- Folha de S. Paulo
Ele é o que de mais próximo temos de uma teoria ética completa e universalizável
Sempre sagaz, Reinaldo Azevedo escreveu na sexta (10/7) um texto em que me defende da alucinação jurídica do ministro da Justiça —pelo que lhe fico grato—, mas em que lança acusações que não me pareceram justas contra o consequencialismo, que simploriamente equiparou à ideia de que os fins justificam os meios.
Passo, então, à defesa dessa família de teorias éticas que, em sua essência, dizem que as ações podem ser julgadas positiva ou negativamente apenas pelos resultados que produzem.

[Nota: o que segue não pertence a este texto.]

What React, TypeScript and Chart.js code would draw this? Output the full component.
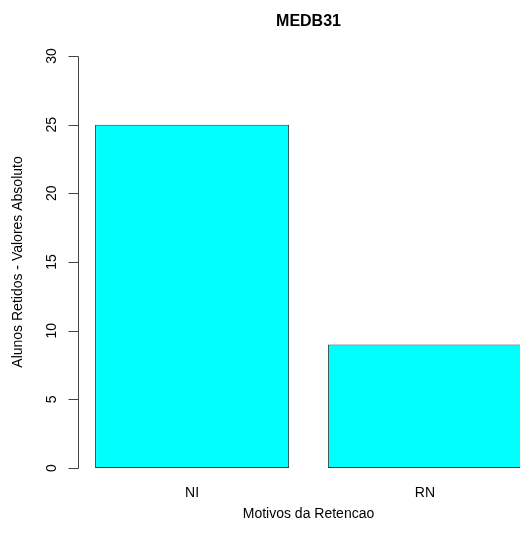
import React, { useEffect, useRef } from "react";
import { Chart, registerables } from "chart.js";

Chart.register(...registerables);

const titleText = "MEDB31";
const xTitle = "Motivos da Retencao";
const yTitle = "Alunos Retidos - Valores Absoluto";
const categories = ["NI", "RN"];
const values = [25, 9];
const yTicks = [0, 5, 10, 15, 20, 25, 30];

// R barplot geometry: width 1, space 0.2
const barSpace = 0.2;
const barWidth = 1;
const centers = categories.map((_, i) => barSpace + barWidth / 2 + i * (barWidth + barSpace));
const xSpan = categories.length * (barWidth + barSpace) - barSpace;
const xMin = barSpace - 0.04 * xSpan;
const xMax = categories.length * (barWidth + barSpace) + 0.04 * xSpan;
const yMin = -0.04 * 30;
const yMax = 30 + 0.04 * 30;

const FONT = "'Liberation Sans', Arial, Helvetica, sans-serif";

const rPlugin = {
  id: "rDecor",
  afterDatasetsDraw(chart: any) {
    const { ctx, chartArea, scales } = chart;
    const xs = scales.x;
    const ys = scales.y;
    ctx.save();
    ctx.fillStyle = "#000";
    // title
    ctx.font = `bold 16px ${FONT}`;
    ctx.textAlign = "center";
    ctx.textBaseline = "middle";
    ctx.fillText(titleText, (chartArea.left + chartArea.right) / 2, 22);

    // y axis
    const ax = Math.round(chartArea.left) + 0.5;
    ctx.strokeStyle = "#444";
    ctx.lineWidth = 1;
    ctx.beginPath();
    ctx.moveTo(ax, Math.round(ys.getPixelForValue(yTicks[0])) + 0.5);
    ctx.lineTo(ax, Math.round(ys.getPixelForValue(yTicks[yTicks.length - 1])) + 0.5);
    for (const t of yTicks) {
      const py = Math.round(ys.getPixelForValue(t)) + 0.5;
      ctx.moveTo(ax, py);
      ctx.lineTo(ax - 10, py);
    }
    ctx.stroke();

    ctx.font = `14px ${FONT}`;
    for (const t of yTicks) {
      const py = ys.getPixelForValue(t);
      ctx.save();
      ctx.translate(52, py);
      ctx.rotate(-Math.PI / 2);
      ctx.textAlign = "center";
      ctx.textBaseline = "middle";
      ctx.fillText(String(t), 0, 0);
      ctx.restore();
    }

    // y title
    ctx.save();
    ctx.font = `14px ${FONT}`;
    ctx.translate(18, (chartArea.top + chartArea.bottom) / 2);
    ctx.rotate(-Math.PI / 2);
    ctx.textAlign = "center";
    ctx.textBaseline = "middle";
    ctx.fillText(yTitle, 0, 0);
    ctx.restore();

    // category labels
    ctx.font = `14px ${FONT}`;
    ctx.textAlign = "center";
    ctx.textBaseline = "middle";
    categories.forEach((c, i) => {
      ctx.fillText(c, xs.getPixelForValue(centers[i]), 493);
    });

    // x title
    ctx.fillText(xTitle, (chartArea.left + chartArea.right) / 2, 514);
    ctx.restore();
  },
};

export default function App() {
  const ref = useRef<HTMLCanvasElement | null>(null);
  useEffect(() => {
    if (!ref.current) return;
    const chart = new Chart(ref.current, {
      type: "bar",
      data: {
        datasets: [
          {
            data: categories.map((_, i) => ({ x: centers[i], y: values[i] })),
            backgroundColor: "#00FFFF",
            borderColor: "#2a3a3a",
            borderWidth: 1,
            borderSkipped: false,
            barPercentage: barWidth / (barWidth + barSpace),
            categoryPercentage: 1,
          },
        ],
      },
      options: {
        responsive: false,
        animation: false,
        layout: { padding: { left: 78, right: 21, top: 39.5, bottom: 48.5 } },
        plugins: { legend: { display: false }, tooltip: { enabled: false }, title: { display: false } },
        scales: {
          x: {
            type: "linear",
            min: xMin,
            max: xMax,
            offset: false,
            display: false,
            afterBuildTicks: (scale: any) => {
              scale.ticks = centers.map((v) => ({ value: v }));
            },
          },
          y: { type: "linear", min: yMin, max: yMax, display: false },
        },
      },
      plugins: [rPlugin],
    });
    return () => chart.destroy();
  }, []);
  return (
    <div style={{ position: "fixed", left: 0, top: 0, width: 520, height: 533, overflow: "hidden", background: "#fff" }}>
      <canvas ref={ref} width={560} height={533} style={{ width: 560, height: 533, display: "block" }} />
    </div>
  );
}
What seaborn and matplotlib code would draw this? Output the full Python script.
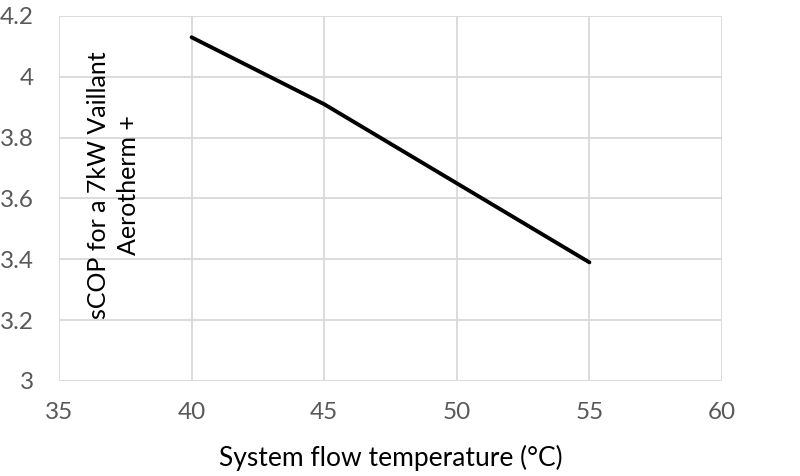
import matplotlib
matplotlib.use("Agg")
import matplotlib.pyplot as plt
import seaborn as sns
import pandas as pd

flow_temp = [40, 45, 50, 55]
scop = [4.13, 3.91, 3.65, 3.39]
x_ticks = [35, 40, 45, 50, 55, 60]
y_ticks = [3, 3.2, 3.4, 3.6, 3.8, 4, 4.2]
y_tick_labels = ["3", "3.2", "3.4", "3.6", "3.8", "4", "4.2"]

sns.set_style("whitegrid")
plt.rcParams["font.family"] = ["Lato", "DejaVu Sans"]

df = pd.DataFrame({"temp": flow_temp, "scop": scop})

fig = plt.figure(figsize=(8, 4.76), dpi=100)
ax = fig.add_axes([0.07375, 0.1996, 0.82875, 0.7668])
sns.lineplot(data=df, x="temp", y="scop", ax=ax, color="black", linewidth=2.8)

ax.set_xlim(35, 60)
ax.set_ylim(3, 4.2)
ax.set_xticks(x_ticks)
ax.set_xticklabels([str(t) for t in x_ticks])
ax.set_yticks(y_ticks)
ax.set_yticklabels(y_tick_labels)
ax.tick_params(axis="x", labelsize=17.5, colors="#595959", pad=15, length=0)
ax.tick_params(axis="y", labelsize=17.5, colors="#595959", pad=18, length=0)
ax.grid(True, color="#d9d9d9", linewidth=1.3)
for s in ax.spines.values():
    s.set_visible(False)

ax.set_xlabel("System flow temperature (°C)", fontsize=19, color="black", labelpad=16)
ax.set_ylabel("sCOP for a 7kW Vaillant\nAerotherm +", fontsize=18, color="black",
              multialignment="center", linespacing=1.35)
ax.yaxis.set_label_coords(0.082, 0.537)
ax.yaxis.label.set_va("center")
ax.yaxis.label.set_ha("center")

fig.savefig("out.png", dpi=100, facecolor="white")
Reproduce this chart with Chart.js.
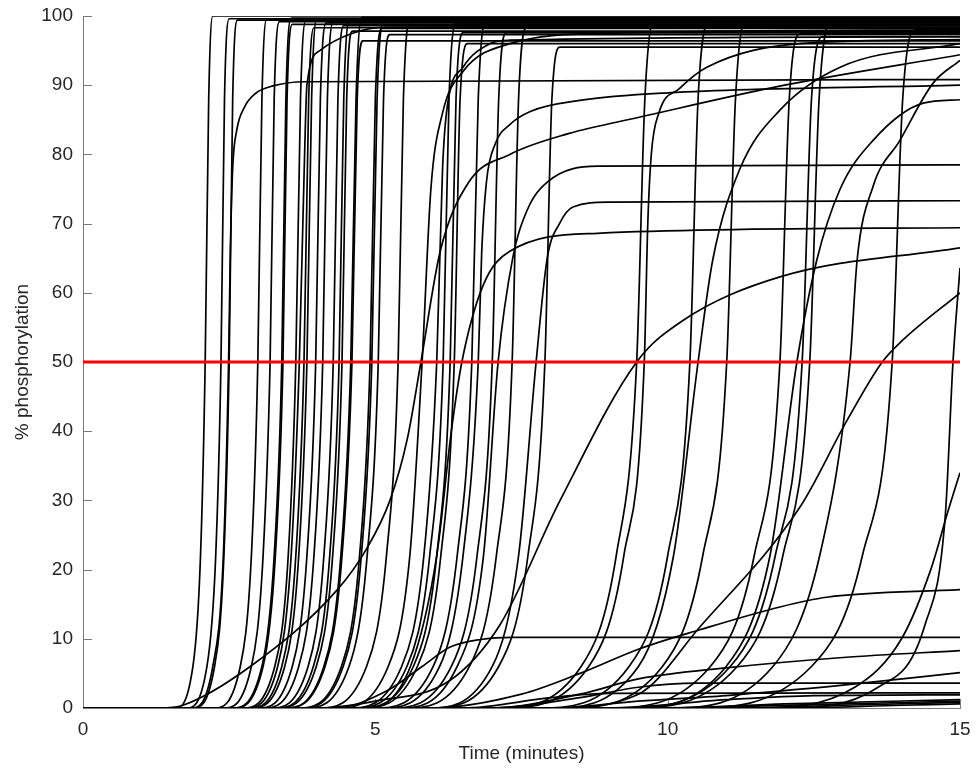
<!DOCTYPE html>
<html>
<head>
<meta charset="utf-8">
<script src="https://cdn.jsdelivr.net/npm/chart.js@4.4.1/dist/chart.umd.min.js"></script>
<style>
  html, body { margin: 0; padding: 0; background: #fff; }
</style>
</head>
<body>
<canvas id="myChart" width="977" height="771"></canvas>
<script>
// axis settings
var xTickValues = [0, 5, 10, 15]
var yTickValues = [0, 10, 20, 30, 40, 50, 60, 70, 80, 90, 100]
var threshold = 50

// each curve is a list of [time (min), % phosphorylation]

// fast switches that go all the way up (sharp top)
var sharpCurves = [
  [[0,0],[1.57,0],[1.88,6],[2.01,22],[2.09,50],[2.15,88],[2.22,100],[15,100]],
  [[0,0],[1.77,0],[2.12,6],[2.27,22],[2.36,50],[2.42,88],[2.50,99.6],[15,99.6]],
  [[0,0],[1.88,0],[2.25,6],[2.41,22],[2.50,50],[2.56,88],[2.64,99.4],[15,99.4]],
  [[0,0],[2.24,0],[2.69,6],[2.88,22],[2.99,50],[3.06,88],[3.14,99.5],[15,99.5]],
  [[0,0],[2.40,0],[2.88,6],[3.08,22],[3.20,50],[3.27,88],[3.36,99.2],[15,99.2]],
  [[0,0],[2.55,0],[3.06,6],[3.27,22],[3.40,50],[3.47,88],[3.56,99.7],[15,99.7]],
  [[0,0],[2.57,0],[3.08,6],[3.29,22],[3.42,50],[3.49,88],[3.58,98.8],[15,98.8]],
  [[0,0],[2.73,0],[3.28,6],[3.51,22],[3.64,50],[3.72,88],[3.81,99.3],[15,99.3]],
  [[0,0],[2.84,0],[3.40,6],[3.64,22],[3.78,50],[3.86,88],[3.95,98.3],[15,98.3]],
  [[0,0],[2.87,0],[3.45,6],[3.69,22],[3.83,50],[3.91,88],[4.00,99.6],[15,99.6]],
  [[0,0],[2.99,0],[3.58,6],[3.83,22],[3.98,50],[4.06,88],[4.16,99.0],[15,99.0]],
  [[0,0],[3.08,0],[3.69,6],[3.95,22],[4.10,50],[4.18,88],[4.28,99.1],[15,99.1]],
  [[0,0],[3.21,0],[3.85,6],[4.12,22],[4.28,50],[4.36,88],[4.46,98.6],[15,98.6]],
  [[0,0],[3.29,0],[3.94,6],[4.22,22],[4.38,50],[4.46,88],[4.56,99.4],[15,99.4]],
  [[0,0],[3.32,0],[3.99,6],[4.27,22],[4.43,50],[4.51,88],[4.61,97.8],[15,97.8]],
  [[0,0],[3.44,0],[4.12,6],[4.41,22],[4.58,50],[4.67,88],[4.77,99.8],[15,99.8]],
  [[0,0],[3.45,0],[4.14,6],[4.43,22],[4.60,50],[4.69,88],[4.79,96.4],[15,96.4]],
  [[0,0],[3.68,0],[4.42,6],[4.73,22],[4.91,50],[5.00,88],[5.11,98.2],[15,98.2]],
  [[0,0],[3.71,0],[4.45,6],[4.76,22],[4.94,50],[5.03,88],[5.14,99.2],[15,99.2]],
  [[0,0],[3.79,0],[4.55,6],[4.86,22],[5.05,50],[5.14,88],[5.25,97.3],[15,97.3]],
  [[0,0],[4.04,0],[4.85,6],[5.19,22],[5.39,50],[5.48,88],[5.60,99.6],[15,99.6]],
  [[0,0],[4.62,0],[5.54,6],[5.93,22],[6.16,50],[6.26,88],[6.38,99.0],[15,99.0]],
  [[0,0],[4.71,0],[5.65,6],[6.05,22],[6.28,50],[6.38,88],[6.51,97.6],[15,97.6]],
  [[0,0],[4.76,0],[5.72,6],[6.12,22],[6.35,50],[6.45,88],[6.58,96.0],[15,96.0]],
  [[0,0],[4.99,0],[5.99,6],[6.40,22],[6.65,50],[6.76,88],[6.89,99.3],[15,99.3]],
  [[0,0],[5.25,0],[6.30,6],[6.74,22],[7.00,50],[7.11,88],[7.24,97.6],[15,97.6]],
  [[0,0],[5.51,0],[6.61,6],[7.07,22],[7.34,50],[7.45,88],[7.59,98.4],[15,98.4]],
  [[0,0],[5.93,0],[7.11,6],[7.61,22],[7.90,50],[8.02,88],[8.16,95.5],[15,95.5]],
  [[0,0],[7.10,0],[8.52,6],[9.12,22],[9.47,50],[9.61,88],[9.77,99.4],[15,99.4]],
  [[0,0],[7.79,0],[9.34,6],[10.00,22],[10.38,50],[10.52,88],[10.70,99.0],[15,99.0]],
  [[0,0],[8.26,0],[9.91,6],[10.60,22],[11.01,50],[11.16,88],[11.34,99.5],[15,99.5]],
  [[0,0],[8.94,0],[10.73,6],[11.48,22],[11.92,50],[12.08,88],[12.27,97.5],[15,97.5]],
  [[0,0],[9.23,0],[11.07,6],[11.84,22],[12.30,50],[12.46,88],[12.66,97.0],[15,97.0]],
  [[0,0],[9.32,0],[11.19,6],[11.97,22],[12.43,50],[12.59,88],[12.79,99.2],[15,99.2]],
  [[0,0],[10.38,0],[12.46,6],[13.33,22],[13.84,50],[14.02,88],[14.23,98.0],[15,98.0]]
]

// switches with a rounded top / lower plateau
var softCurves = [
  [[0,0],[1.85,0],[2.22,6],[2.40,22],[2.49,50],[2.52,66],[2.56,78],[2.63,83.5],[2.76,86.8],[2.95,88.8],[3.25,89.9],[3.80,90.5],[15,90.8]],
  [[0,0],[2.78,0],[3.33,6],[3.56,22],[3.70,50],[3.79,80],[3.83,90],[4.05,95],[4.61,97.5],[5.18,98.4],[15,98.6]],
  [[0,0],[4.35,0],[5.22,6],[5.59,22],[5.80,50],[5.95,75],[6.15,86],[6.50,92],[7.30,96],[9.00,97.5],[15,98]],
  [[0,0],[4.55,0],[5.45,6],[5.83,22],[6.05,50],[6.15,78],[6.23,86.9],[6.50,92.6],[6.96,96],[7.30,96.5],[15,97]],
  [[0,0],[4.80,0],[5.60,6],[6.05,22],[6.30,40],[6.48,50],[6.84,61],[7.30,66],[8.80,68.6],[15,69.4]],
  [[0,0],[5.10,0],[6.10,6],[6.50,22],[6.76,50],[6.82,66],[6.90,76],[7.05,81.5],[7.30,84.3],[7.65,86.2],[8.50,87.8],[10.0,88.9],[15,90]],
  [[0,0],[5.40,0],[6.40,6],[6.85,22],[7.10,50],[7.35,65],[7.60,72],[7.94,76],[8.80,78.3],[15,78.5]],
  [[0,0],[5.90,0],[7.00,6],[7.45,22],[7.75,50],[7.94,65],[8.15,70],[8.38,72.4],[9.00,73.1],[15,73.3]],
  [[0,0],[7.20,0],[8.65,6],[9.25,22],[9.60,50],[9.66,70],[9.72,80],[9.85,86],[10.2,89.5],[10.67,92.6],[12.26,96],[15,96.6]],
  [[0,0],[8.00,0],[9.50,6],[10.10,22],[10.52,50],[10.77,64.7],[11.24,78],[11.92,86.4],[12.95,92.6],[15,96]],
  [[0,0],[9.30,0],[11.0,6],[11.75,22],[12.21,50],[12.55,64.7],[12.95,75],[13.51,82],[14.37,87.4],[15,87.9]],
  [[0,0],[10.0,0],[11.8,6],[12.6,22],[13.12,50],[13.24,64.7],[13.51,75.3],[13.97,82],[14.54,90.3],[15,93.6]]
]

// slow, graded responses
var shallowCurves = [
  [[0,0],[1.30,0],[1.71,0.4],[2.86,6],[4.34,17],[4.85,23],[5.25,30],[5.55,39],[5.78,50],[6.11,66],[6.60,76],[7.30,80],[8.30,83],[9.53,85.4],[12.0,90],[15,94.4]],
  [[0,0],[4.00,0],[5.00,1],[6.28,4],[7.13,12],[8.16,30],[9.47,50],[10.26,56],[11.92,62.3],[15,66.5]],
  [[0,0],[8.00,0],[9.50,2],[10.55,11.7],[12.26,29],[13.07,41.6],[13.67,50],[14.0,53],[15,60]],
  [[0,0],[12.0,0],[13.6,3],[14.4,12],[14.75,28],[14.88,50],[15,63.6]],
  [[0,0],[11.5,0],[13.2,3],[14.0,10],[14.5,20],[14.8,28.6],[15,34]]
]

// curves that stay low
var lowCurves = [
  [[0,0],[6.0,0],[7.5,2],[8.5,5],[9.5,8.5],[10.55,11.3],[11.92,14.6],[12.72,16],[15,17.1]],
  [[0,0],[4.3,0],[5.2,2.5],[5.8,6],[6.28,8.8],[6.8,9.9],[7.35,10.2],[15,10.2]],
  [[0,0],[7.0,0],[8.5,2],[9.5,4.2],[11.0,5.8],[13.0,7.3],[15,8.3]],
  [[0,0],[8.0,0],[9.5,1],[11.0,1.8],[13.0,3.3],[15,5.1]],
  [[0,0],[7.0,0],[8.5,1.5],[9.5,3],[10.5,3.6],[15,3.6]],
  [[0,0],[6.5,0],[8.0,1.5],[9.0,2.1],[15,2.2]],
  [[0,0],[9.0,0],[11.0,1.2],[12.5,1.8],[15,1.9]],
  [[0,0],[10.0,0],[12.0,0.6],[15,1.2]],
  [[0,0],[11.0,0],[13.0,0.4],[15,0.8]],
  [[0,0],[9.5,0],[12.5,0.5],[15,1.0]],
  [[0,0],[12.0,0],[14.0,0.4],[15,0.6]]
]

var textColor = '#262626'
var axisColor = '#7a7a7a'
var fontFamily = '"Liberation Sans", Arial, Helvetica, sans-serif'

function toPoints(curve) {
  return curve.map(function (p) { return { x: p[0], y: p[1] } })
}

var datasets = []
datasets.push({
  label: 'threshold',
  data: [{ x: 0, y: threshold }, { x: 15, y: threshold }],
  borderColor: '#ff0000',
  borderWidth: 3.2,
  order: -1,
})
var allCurves = sharpCurves.concat(softCurves, shallowCurves, lowCurves)
allCurves.forEach(function (c, i) {
  datasets.push({
    label: 'cell ' + (i + 1),
    data: toPoints(c),
    borderColor: '#000000',
    borderWidth: 1.7,
  })
})

// little inward ticks like the original plot
var inwardTicks = {
  id: 'inwardTicks',
  beforeDatasetsDraw(chart) {
    var ctx = chart.ctx, area = chart.chartArea
    var xs = chart.scales.x, ys = chart.scales.y
    ctx.save()
    ctx.strokeStyle = axisColor
    ctx.lineWidth = 1
    ctx.beginPath()
    yTickValues.forEach(function (v) {
      var py = Math.round(ys.getPixelForValue(v)) + 0.5
      ctx.moveTo(area.left, py)
      ctx.lineTo(area.left + 9, py)
    })
    xTickValues.forEach(function (v) {
      var px = Math.round(xs.getPixelForValue(v)) + 0.5
      ctx.moveTo(px, area.bottom)
      ctx.lineTo(px, area.bottom - 9)
    })
    ctx.stroke()
    ctx.restore()
  },
}

var ctx = document.getElementById('myChart').getContext('2d')
var myChart = new Chart(ctx, {
  type: 'line',
  data: { datasets: datasets },
  options: {
    responsive: false,
    animation: false,
    devicePixelRatio: 1,
    layout: { padding: { left: 4, right: 17, top: 16, bottom: 0 } },
    elements: {
      point: { radius: 0 },
      line: { cubicInterpolationMode: 'monotone', fill: false },
    },
    plugins: {
      legend: { display: false },
      tooltip: { enabled: false },
    },
    scales: {
      x: {
        type: 'linear',
        min: 0,
        max: 15,
        afterFit: function (scale) {
          scale.height = 63
          scale.paddingLeft = 0
          scale.paddingRight = 0
        },
        afterBuildTicks: function (scale) {
          scale.ticks = xTickValues.map(function (v) { return { value: v } })
        },
        grid: { display: false, drawTicks: false },
        border: { display: true, color: axisColor, width: 1 },
        ticks: { color: textColor, padding: 10, font: { family: fontFamily, size: 19 } },
        title: {
          display: true,
          text: 'Time (minutes)',
          color: textColor,
          font: { family: fontFamily, size: 19 },
          padding: { top: 0, bottom: 6 },
        },
      },
      y: {
        min: 0,
        max: 100,
        afterFit: function (scale) {
          scale.width = 79
          scale.paddingTop = 0
          scale.paddingBottom = 0
        },
        afterBuildTicks: function (scale) {
          scale.ticks = yTickValues.map(function (v) { return { value: v } })
        },
        grid: { display: false, drawTicks: false },
        border: { display: true, color: axisColor, width: 1 },
        ticks: { color: textColor, padding: 10, font: { family: fontFamily, size: 19 } },
        title: {
          display: true,
          text: '% phosphorylation',
          color: textColor,
          font: { family: fontFamily, size: 19 },
          padding: { top: 7, bottom: 0 },
        },
      },
    },
  },
  plugins: [inwardTicks],
})
</script>
</body>
</html>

Reinaldo obviamente não disse isso, mas muitas pessoas me escreveram afirmando que o consequencialismo está no cerne da barbárie nazista e que eu, como judeu, jamais poderia tê-lo invocado.
Não dá para falar em ética nazista sem incorrer em antinomia, mas, se há um teórico que tenta dar base racional e jurídica ao Estado hitlerista, é Carl Schmitt, autor complexo que bebe principalmente de fontes da teologia católica.
O pedigree do consequencialismo não poderia ser mais diferente. Modernamente, ele surge com o utilitarismo de Jeremy Bentham e John Stuart Mill, duas figuras de proa do liberalismo. E o lema básico do utilitarismo é que devemos tentar assegurar a maior felicidade possível para o maior número de indivíduos.
Não nego que o consequencialismo padeça de problemas graves. Eu mesmo já levantei vários deles ao longo de duas décadas de colunas. Para rememorar apenas o mais célebre, numa lógica puramente consequencialista, o médico estaria autorizado a matar um sujeito saudável para, com seus órgãos, salvar as vidas de cinco pacientes que aguardam transplantes.
Ainda assim, o consequencialismo, penso, é o que de mais próximo temos de uma teoria ética completa e universalizável. Não é coincidência que tenha se multiplicado em inúmeras correntes, que propõem soluções imaginativas para vários desses problemas. Acho até que o Reinaldo assinaria embaixo de algumas delas.